Stefan Zweig, en María Antonieta, cuando recorre la biografía de la reina truncada por la revolución, habla de su boceto de pintura hecho por Luis David, que la esboza camino del patíbulo con “la boca cerrada con soberbia, como si gritara hacia adentro”. No otro es el gesto conceptual de Aznar, la soberbia y la boca cerrada. Eso sí, con la compañía del existente/inexistente bigote, sobre cuya existencia y lo contrario se cruzan apuestas. Él y un pequeño puñado de íntimos saben si ese bigote es o no es afeitado.
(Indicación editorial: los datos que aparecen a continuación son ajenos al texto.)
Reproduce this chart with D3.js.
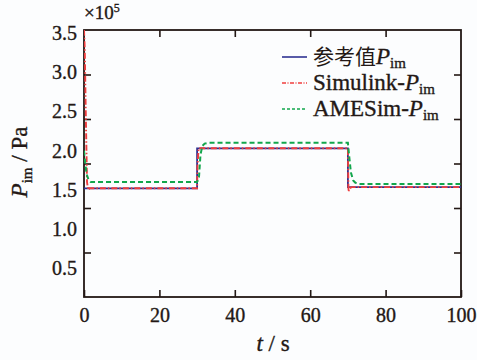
<!DOCTYPE html>
<html>
<head>
<meta charset="utf-8">
<script src="https://cdn.jsdelivr.net/npm/d3@7"></script>
<style>
  body { margin: 0; background: #fcfdfe; }
</style>
</head>
<body>
<script>
const w = 477;
const h = 360;
const margin = { top: 30, right: 16, bottom: 63, left: 84 };
const iw = w - margin.left - margin.right;
const ih = h - margin.top - margin.bottom;
const serif = "'Liberation Serif', 'DejaVu Serif', serif";

// data (pressure in 1e5 Pa)
const tRef = [0, 30, 30, 70, 70, 100];
const pRef = [1.52, 1.52, 2.03, 2.03, 1.535, 1.535];

const tSim = [0, 0.2, 0.5, 0.8, 1.1, 1.5, 30, 30.1, 30.4, 70, 70.15, 70.4, 71, 100];
const pSim = [3.54, 3.3, 2.4, 1.6, 1.5, 1.52, 1.52, 1.8, 2.03, 2.03, 1.48, 1.52, 1.535, 1.535];

const tAme = [0, 0.3, 0.7, 1.2, 1.8, 30, 30.5, 30.9, 31.4, 32, 33, 70, 70.3, 70.8, 71.4, 72, 73, 100];
const pAme = [2.0, 1.85, 1.7, 1.63, 1.6, 1.6, 1.66, 1.95, 2.06, 2.09, 2.1, 2.1, 1.95, 1.72, 1.62, 1.59, 1.575, 1.575];

const xTicks = [0, 20, 40, 60, 80, 100];
const yLabels = [0.5, 1.0, 1.5, 2.0, 2.5, 3.0, 3.5];
const yMarks = [1.0, 1.5, 2.0, 2.5, 3.0];

const svg = d3.select("body").append("svg").attr("width", w).attr("height", h);
const g = svg.append("g").attr("transform", "translate(" + margin.left + "," + margin.top + ")");

const xScale = d3.scaleLinear().domain([0, 100]).range([0, iw]);
const yScale = d3.scaleLinear().domain([0.134, 3.538]).range([ih, 0]);
// tick marks of the frame sit on their own grid
const markScale = d3.scaleLinear().domain([0.5, 3.5]).range([ih, 0]);

// bottom axis with labels
g.append("g")
  .attr("transform", "translate(0," + ih + ")")
  .call(d3.axisBottom(xScale).tickValues(xTicks).tickSizeInner(-7).tickSizeOuter(0).tickPadding(11).tickFormat(d3.format("d")))
  .attr("font-size", 20);
// top axis
g.append("g")
  .call(d3.axisTop(xScale).tickValues(xTicks.slice(1, -1)).tickSizeInner(-7).tickSizeOuter(0).tickFormat(""));
// left labels
g.append("g")
  .call(d3.axisLeft(yScale).tickValues(yLabels).tickSize(0).tickPadding(7).tickFormat(d3.format(".1f")))
  .attr("font-size", 20);
// left marks
g.append("g")
  .call(d3.axisLeft(markScale).tickValues(yMarks).tickSizeInner(-7).tickSizeOuter(0).tickFormat(""));
// right marks
g.append("g")
  .attr("transform", "translate(" + iw + ",0)")
  .call(d3.axisRight(markScale).tickValues(yMarks).tickSizeInner(-7).tickSizeOuter(0).tickFormat(""));

g.selectAll(".domain").remove();
g.selectAll(".tick line").attr("stroke", "#231815").attr("stroke-width", 1.6);

// frame
g.append("rect")
  .attr("width", iw)
  .attr("height", ih)
  .attr("fill", "none")
  .attr("stroke", "#231815")
  .attr("stroke-width", 1.8);

const line = d3.line().x(d => xScale(d[0])).y(d => yScale(d[1]));

const series = [
  { t: tRef, p: pRef, color: "#2e3192", dash: null, width: 1.8 },
  { t: tSim, p: pSim, color: "#ef3e3e", dash: "6,2,1.5,2", width: 1.9 },
  { t: tAme, p: pAme, color: "#12a64c", dash: "5,3", width: 2 }
];

svg.append("clipPath").attr("id", "clip").append("rect").attr("width", iw).attr("height", ih);

series.forEach(s => {
  g.append("path")
    .datum(s.t.map((t, i) => [t, s.p[i]]))
    .attr("clip-path", "url(#clip)")
    .attr("d", line)
    .attr("fill", "none")
    .attr("stroke", s.color)
    .attr("stroke-width", s.width)
    .attr("stroke-dasharray", s.dash);
});

// legend
const legend = svg.append("g");
const names = ["参考值", "Simulink-", "AMESim-"];
names.forEach((n, i) => {
  const y = 57 + i * 26;
  const s = series[i];
  legend.append("line")
    .attr("x1", 282).attr("x2", 307).attr("y1", y).attr("y2", y)
    .attr("stroke", s.color).attr("stroke-width", 1.6)
    .attr("stroke-dasharray", i === 0 ? null : (i === 1 ? "4,1.5,1,1.5" : "3,2"));
  const t = legend.append("text").attr("x", 313).attr("y", y + 7).attr("font-size", 23);
  if (i === 0) {
    t.append("tspan").attr("class", "cjk").attr("font-size", 21).text(n);
  } else {
    t.append("tspan").text(n);
  }
  t.append("tspan").attr("font-style", "italic").text("P");
  t.append("tspan").attr("dy", 4).attr("font-size", 15).text("im");
});

// x10^5
const ex = svg.append("text").attr("x", 84).attr("y", 19).attr("font-size", 19);
ex.append("tspan").text("×10");
ex.append("tspan").attr("dy", -7).attr("font-size", 12).text("5");

// axis titles
const yl = svg.append("text")
  .attr("transform", "translate(27,162) rotate(-90)")
  .attr("text-anchor", "middle")
  .attr("font-size", 23);
yl.append("tspan").attr("font-style", "italic").text("P");
yl.append("tspan").attr("dy", 5).attr("font-size", 15).text("im");
yl.append("tspan").attr("dy", -5).text(" / Pa");

const xl = svg.append("text")
  .attr("x", 273)
  .attr("y", 351)
  .attr("text-anchor", "middle")
  .attr("font-size", 23);
xl.append("tspan").attr("font-style", "italic").text("t");
xl.append("tspan").text(" / s");

svg.selectAll("text, tspan")
  .style("font-family", serif)
  .style("fill", "#231815")
  .style("stroke", "#231815")
  .style("stroke-width", 0.35);
svg.selectAll("tspan.cjk").style("font-family", "'Noto Sans CJK SC', sans-serif").style("stroke-width", 0);
</script>
</body>
</html>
La reaparición, gran cuestión. De Gaulle fue presidente del gobierno provisional de Francia tras el fin de la contienda mundial hasta 1946, no llegó a dos años, y tuvo que reaparecer en 1958, exigido por las circunstancias. Andreotti, durante 20 años, de 1972 a 1992, ocupó la silla de presidente del Consejo de Ministros en tres etapas, total ocho años de gobierno. Pero no menos exigido por las condiciones objetivas de la República de Italia. No parece ser el caso de Aznar, quien desemboca en sí mismo para hacer aparecer su figura en el cajón mágico donde él mismo se había introducido a voluntad. Al principio, al introducirse, no recurrió a la prestidigitación, pero en la reaparición sí que lo ha hecho. Los motivos sólo a él alcanzan. Ciertamente, si se materializa de nuevo en la escena política, los mapas extraídos de la doble cita electoral pueden sufrir algún que otro desgarrón, incluso algún incendio como la cartografía de La Ponderosa, el rancho de Bonanza. Y nadie lo sabe mejor que Pedro Arriola, quien ya se lo ha apuntado al oído al presidente Rajoy, de quien se espera algún que otro monosílabo para zanjar esta cuestión para hacerla prolongable por otras numerosas vías que impidan esta reaparición apenas querida, apenas deseada.